Presidential candidate of the Peoples Democratic Party (PDP) and former Vice President, Alhaji Atiku Abubakar, is the strongest opposition to President Muhammadu Buhari’s second term ambition in 2019. Hence, Atiku has literarily become a nightmare for the ruling All Progressives Congress (APC). That is evidenced in the various darts of corruption, lack of integrity, inability to visit the United States of America and similar stories that have come from the presidency, the Federal Government, the APC and sympathisers against Atiku.
But last week, the dirty politics was taken a notch higher with the Federal Government urging the United States (U.S.) to be cautious in granting visa to the PDP presidential candidate.
That, according to the Minister of Information and Culture, Alhaji Lai Mohammed, is in order “not to create the impression of endorsing him for the 2019 election.”
Speaking in Abuja, on Thursday, Mohammed said that the government was aware of the move by the former Vice President to lobby the U.S. to lift the visa ban imposed on him.
He pointed out that while the U.S. had the prerogative of who to issue visa, it should be mindful of the timing, in order not to give the impression that Atiku has been endorsed by the U.S. government.
“We understand and appreciate the fact that it is the prerogative of the U.S. to grant a visa to anyone who applies.
“However, we want the U.S. to be neutral and be wary of taking any decision that will give the impression that they are favouring or endorsing one candidate over the other,” the minister said.
He went on to cite the Congressman Jefferson’s case and concluded that while Atiku can seek visa, the U.S should be wary.
We find it bizarre that the Federal Government should be campaigning that a citizen of Nigeria should not be given visa to the U.S., when he is not a convict or a proven criminal. We believe that what Mohammed said was that the U.S. should not grant Atiku visa to the country. Is it just because Atiku is a presidential candidate of the PDP?
We recall that just some few weeks ago when he emerged the candidate of the PDP in October, he was taunted with the visiting the U.S. We have gone through the laws of Nigeria governing elections, including the Constitution and the Electoral Act but we did not see anywhere that it was stated that visiting the U.S. was part of the requirements of becoming the president of Nigeria.

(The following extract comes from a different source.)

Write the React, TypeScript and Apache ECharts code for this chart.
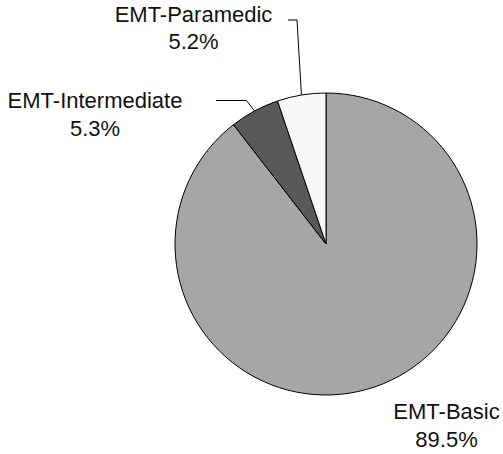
import React, { useEffect, useRef } from "react";
import * as echarts from "echarts";

const categories = ["EMT-Basic", "EMT-Intermediate", "EMT-Paramedic"];
const values = [89.5, 5.3, 5.2];
const colors = ["#a6a6a6", "#595959", "#f8f8f8"];

// label placement (block centers) and leader line knee/end points
const labelPos: [number, number][] = [
  [446.5, 425.5],
  [95, 114.5],
  [193.5, 28],
];
const leaderKnee: ([number, number] | null)[] = [null, [246.5, 100.5], [297, 20]];
const leaderEnd: ([number, number] | null)[] = [null, [216, 100.5], [288, 20]];

const CX = 326;
const CY = 244;
const R = 151;

export default function App() {
  const ref = useRef<HTMLDivElement>(null);
  useEffect(() => {
    if (!ref.current) return;
    const chart = echarts.init(ref.current, null, { renderer: "svg" });
    const total = values.reduce((a, b) => a + b, 0);
    const edgePoint = (i: number): [number, number] => {
      let cum = 0;
      for (let k = 0; k < i; k++) cum += values[k];
      const frac = (cum + values[i] / 2) / total;
      const t = frac * Math.PI * 2;
      return [CX + R * Math.sin(t), CY - R * Math.cos(t)];
    };
    chart.setOption({
      animation: false,
      backgroundColor: "#ffffff",
      series: [
        {
          type: "pie",
          center: [CX, CY],
          radius: R,
          startAngle: 90,
          clockwise: true,
          avoidLabelOverlap: false,
          itemStyle: { borderColor: "#000", borderWidth: 1 },
          label: {
            show: true,
            position: "outside",
            formatter: (p: any) => `${p.name}\n${Number(p.value).toFixed(1)}%`,
            fontFamily: "Liberation Sans, Arial, sans-serif",
            fontSize: 22,
            lineHeight: 27.5,
            color: "#111",
            align: "center",
          },
          labelLine: {
            show: true,
            length: 10,
            length2: 10,
            lineStyle: { color: "#000", width: 1 },
          },
          labelLayout: (params: any) => {
            const i = params.dataIndex;
            const out: any = {
              x: labelPos[i][0],
              y: labelPos[i][1],
              align: "center",
              verticalAlign: "middle",
            };
            if (leaderKnee[i] && leaderEnd[i]) {
              out.labelLinePoints = [edgePoint(i), leaderKnee[i], leaderEnd[i]];
            }
            return out;
          },
          emphasis: { disabled: true },
          data: categories.map((name, i) => ({
            name,
            value: values[i],
            itemStyle: { color: colors[i] },
            labelLine: { show: i !== 0 },
          })),
        },
      ],
    });
    return () => chart.dispose();
  }, []);
  return (
    <div
      ref={ref}
      style={{ position: "fixed", left: 0, top: 0, width: 503, height: 454 }}
    />
  );
}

Again, if Atiku was corrupt as alleged, why has the Federal Government, whose major claim of achievements in the past three years is the anti-corruption war not found evidence to prosecute him? We recall that Atiku left office with former President Olusegun Obasanjo in 2007. There hasn’t been any court case or concrete fact on the vaunted corruption allegations involving him. Why has it been difficult to prosecute him, rather than resorting to cheap blackmail against him by the Federal Government?
Just last week, the Chairman, Presidential Advisory Committee Against Corruption, Prof. Itse Sagay, stated that the Federal Government lacked the evidence to bring charges against Atiku. While stating that the only case known about Atiku was the Jefferson case in the U.S., he said that there was no evidence to warrant any serious allegations against the former Vice President. “The only clear case that is known is the case of Jefferson in the U.S…. In this case, there is one thing to have suspicion, and another thing to have proof. What is really delaying or suspending any action is a question of proof. I don’t think that is certain.”

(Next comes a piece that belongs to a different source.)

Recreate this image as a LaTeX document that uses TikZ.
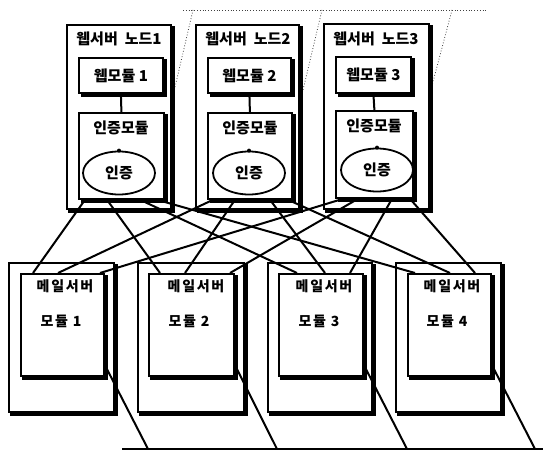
\documentclass[tikz,border=0pt]{standalone}
\usepackage{fontspec}
\newfontfamily\kr{Noto Sans CJK KR}
\newfontfamily\krs{Noto Sans CJK KR}[LetterSpace=12]
\usetikzlibrary{calc,shapes.geometric}
\newcommand{\boxshade}[2]{%
  \draw[line width=#2, line cap=rect] ($(#1.north east)+(1.5,4)$) -- ($(#1.south east)+(1.5,1.5)$) -- ($(#1.south west)+(4,1.5)$);}
\begin{document}
\begin{tikzpicture}[x=1pt,y=-1pt,
  box/.style={draw, line width=1.8pt, fill=white, rectangle, anchor=north west, inner sep=0pt},
  ttl/.style={font=\kr\bfseries\fontsize{15}{15}\selectfont, inner sep=0pt},
  lbl/.style={font=\kr\bfseries\fontsize{15}{15}\selectfont, inner sep=0pt},
  mlbl/.style={font=\krs\bfseries\fontsize{14}{14}\selectfont, inner sep=0pt},
  oval/.style={draw, ellipse, line width=1.8pt, fill=white, minimum width=72pt, minimum height=43pt, inner sep=0pt},
  link/.style={line width=2pt},
  dots/.style={dotted, line width=0.8pt, black!75},
  pin/.style={circle, fill=black, inner sep=0pt, minimum size=4pt}
]
\useasboundingbox (0,0) rectangle (543,454);
\fill[white] (0,0) rectangle (543,454);

% dotted perspective lines
\coordinate (dl) at (183,10);
\coordinate (dr) at (487,10);
\coordinate (d1t) at (193,10); \coordinate (d1b) at (165,130);
\coordinate (d2t) at (322,10); \coordinate (d2b) at (294,128);
\coordinate (d3t) at (452,10); \coordinate (d3b) at (421,127);
\draw[dots] (dl) -- (dr);
\draw[dots] (d1t) -- (d1b);
\draw[dots] (d2t) -- (d2b);
\draw[dots] (d3t) -- (d3b);

% web server nodes
\node[box, minimum width=104pt, minimum height=184pt] (n1) at (66,24) {};
\node[box, minimum width=103pt, minimum height=184pt] (n2) at (195,24) {};
\node[box, minimum width=105pt, minimum height=185pt] (n3) at (323,23) {};
\boxshade{n1}{4pt}\boxshade{n2}{4pt}\boxshade{n3}{4pt}

\node[ttl] (t1) at (119,39) {웹서버\hspace{7pt}노드1};
\node[ttl] (t2) at (248,39) {웹서버\hspace{7pt}노드2};
\node[ttl] (t3) at (376,39) {웹서버\hspace{7pt}노드3};

\node[box, minimum width=84pt, minimum height=35pt] (w1) at (78,57) {};
\node[box, minimum width=83pt, minimum height=35pt] (w2) at (207,57) {};
\node[box, minimum width=75pt, minimum height=36pt] (w3) at (335,56) {};
\boxshade{w1}{3pt}\boxshade{w2}{3pt}\boxshade{w3}{3pt}
\node[lbl] (wl1) at (w1.center) {웹모듈 1};
\node[lbl] (wl2) at (w2.center) {웹모듈 2};
\node[lbl] (wl3) at (w3.center) {웹모듈 3};

\node[box, minimum width=85pt, minimum height=86pt] (a1) at (78,112) {};
\node[box, minimum width=84pt, minimum height=86pt] (a2) at (207,112) {};
\node[box, minimum width=77pt, minimum height=87pt] (a3) at (335,110) {};
\boxshade{a1}{3pt}\boxshade{a2}{3pt}\boxshade{a3}{3pt}
\node[lbl] (al1) at (121,128) {인증모듈};
\node[lbl] (al2) at (250,128) {인증모듈};
\node[lbl] (al3) at (374,126) {인증모듈};

\draw[link] (w1.south) -- (a1.north);
\draw[link] (w2.south) -- (a2.north);
\draw[link] (w3.south) -- (a3.north);

\node[oval] (e1) at (119,173) {};
\node[oval] (e2) at (249,173) {};
\node[oval] (e3) at (377,170) {};
\node[lbl] (el1) at (e1.center) {인증};
\node[lbl] (el2) at (e2.center) {인증};
\node[lbl] (el3) at (e3.center) {인증};
\node[pin] (p1) at (e1.north) {};
\node[pin] (p2) at (e2.north) {};
\node[pin] (p3) at (e3.north) {};

% mail servers
\node[box, minimum width=105pt, minimum height=149pt] (o1) at (8,262) {};
\node[box, minimum width=106pt, minimum height=149pt] (o2) at (137,262) {};
\node[box, minimum width=104pt, minimum height=149pt] (o3) at (267,262) {};
\node[box, minimum width=105pt, minimum height=149pt] (o4) at (395,262) {};
\boxshade{o1}{4pt}\boxshade{o2}{4pt}\boxshade{o3}{4pt}\boxshade{o4}{4pt}

\node[box, minimum width=83pt, minimum height=102pt] (m1) at (20,273) {};
\node[box, minimum width=85pt, minimum height=102pt] (m2) at (148,273) {};
\node[box, minimum width=84pt, minimum height=102pt] (m3) at (278,273) {};
\node[box, minimum width=83pt, minimum height=102pt] (m4) at (407,273) {};
\boxshade{m1}{3.5pt}\boxshade{m2}{3.5pt}\boxshade{m3}{3.5pt}\boxshade{m4}{3.5pt}

\node[mlbl] (ma1) at (65,286) {메일서버};
\node[mlbl] (mb1) at (61,321) {모듈 1};
\node[mlbl] (ma2) at (196,286) {메일서버};
\node[mlbl] (mb2) at (189,321) {모듈 2};
\node[mlbl] (ma3) at (324,286) {메일서버};
\node[mlbl] (mb3) at (319,321) {모듈 3};
\node[mlbl] (ma4) at (452,286) {메일서버};
\node[mlbl] (mb4) at (447,321) {모듈 4};

% web -> mail links
\draw[link] ($(a1.south west)+(7,0)$)  -- ($(m1.north west)+(13,0)$);
\draw[link] ($(a1.south west)+(29,0)$) -- ($(m2.north west)+(12,0)$);
\draw[link] ($(a1.south west)+(62,0)$) -- ($(m3.north west)+(19,0)$);
\draw[link] ($(a1.south west)+(79,0)$) -- ($(m4.north west)+(8,0)$);

\draw[link] ($(a2.south west)+(6,0)$)  -- ($(m1.north west)+(38,0)$);
\draw[link] ($(a2.south west)+(28,0)$) -- ($(m2.north west)+(37,0)$);
\draw[link] ($(a2.south west)+(63,0)$) -- ($(m3.north west)+(47,0)$);
\draw[link] ($(a2.south west)+(81,0)$) -- ($(m4.north west)+(43,0)$);

\draw[link] ($(a3.south west)+(8,0)$)  -- ($(m1.north west)+(80,0)$);
\draw[link] ($(a3.south west)+(23,0)$) -- ($(m2.north west)+(82,0)$);
\draw[link] ($(a3.south west)+(57,0)$) -- ($(m3.north west)+(72,0)$);
\draw[link] ($(a3.south west)+(75,0)$) -- ($(m4.north west)+(68,0)$);

% bottom network
\coordinate (bl) at (122,449);
\coordinate (br) at (543,449);
\coordinate (b1) at (148,449);
\coordinate (b2) at (277,449);
\coordinate (b3) at (407,449);
\coordinate (b4) at (535,449);
\draw[link] (bl) -- (br);
\draw[link] ($(m1.south east)+(2,-8)$) -- (b1);
\draw[link] ($(m2.south east)+(2,-8)$) -- (b2);
\draw[link] ($(m3.south east)+(2,-8)$) -- (b3);
\draw[link] ($(m4.south east)+(2,-8)$) -- (b4);
\end{tikzpicture}
\end{document}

Coming from Sagay, we find it hard to understand why the government is then worried about the U.S. granting Atiku visa.
We find the position of the government as embarrassing. We find the suggestion of Mohammed dubious and unbecoming of a minister. If the Federal Government cannot muster evidence of allegation of corruption against Atiku, we expect the APC and its government to then concentrate on the February 16 election, where it would face Atiku and Nigerians, not the U.S. and her citizens. The presidential election, taking place in February is between the APC, PDP, other parties and Nigerians. Visiting the U.S. by Atiku or not would not in any way affect the outcome of the elections. There is no Diaspora voting. United States citizens are equally not voting in Nigeria’s presidential election. What the government should concern itself with is its election campaign and not struggling to prevent Atiku from visiting the U.S. That is sheer blackmail that won’t sail.
We are delighted that the U.S. has declared that the issue of visa is confidential. Granting it to Atiku is just between him and the U.S. authorities. But whether granted or not would not impact on the elections. In 2015, dirtier campaigns were waged against Gen. Buhari. As devastating as some of the allegations were, it did not stop Buhari from winning the election.
We, therefore, expect the government and the PDP to face the elections based on issues, not on damaging personalities.